Submitted to: Current Opinion in Plant Biology
Publication Type: Review Article
Publication Acceptance Date: 4/16/2007
Publication Date: 6/1/2007
Citation: Cahoon, E.B., Shockey, J.M., Dietrich, C.R., Dyer, J.M. 2007. Engineering oilseeds for sustainable production of industrial and nutritional feedstocks: solving bottlenecks in fatty acid flux. Current Opinion in Plant Biology. 10:236-244. Interpretive Summary:
Technical Abstract: Vegetable oils provide a platform for the production of high-value fatty acids that can replace non-sustainable petroleum and oceanic sources of specialty chemicals and aquaculture feed.

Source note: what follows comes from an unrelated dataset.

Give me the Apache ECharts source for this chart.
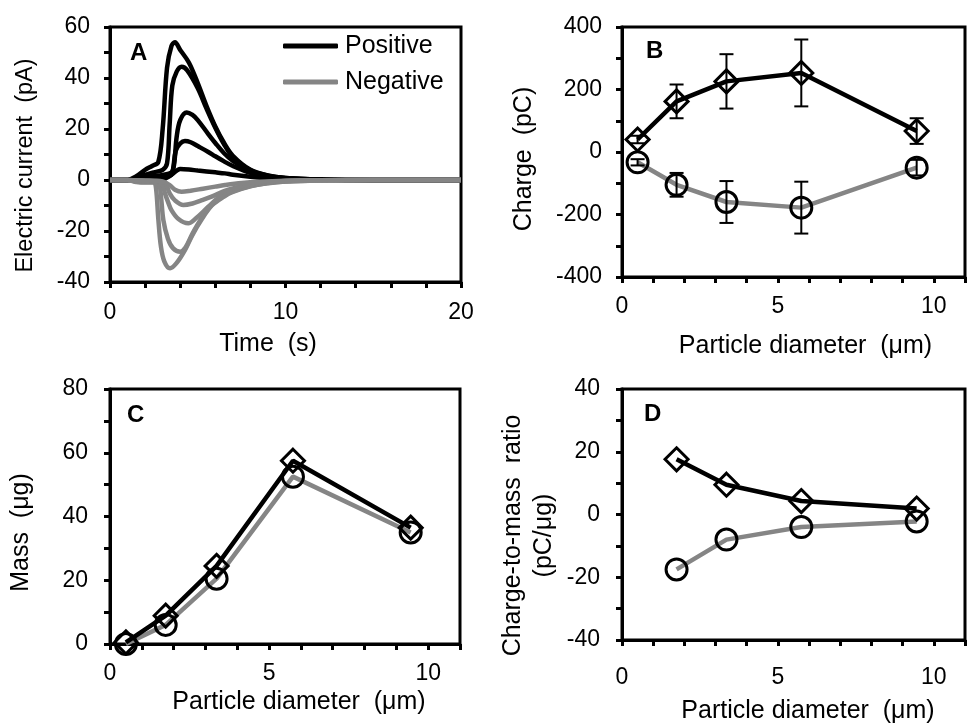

Recent efforts to engineer seeds of crop and model species to produce new types of fatty acid structures for these uses have met with encouraging, but only modest success. These studies have included research to produce seed oils that contain hydroxy and conjugated fatty acids for industrial uses and long-chain omega-3 polyunsaturated fatty acids for farmed fish feeds. The collective results from these studies point to an inability of seeds from the engineered host plant to maintain efficient or selective flux of unusual fatty acids between different substrate pools and ultimately into storage in triacylglycerol (TAG). Evidence is emerging that diacylglycerol acyltransferase 2, which catalyzes the final step in TAG assembly, is an important contributor to the synthesis of many unusual fatty acid-containing oils and will likely be a key target for future oilseed metabolic engineering efforts.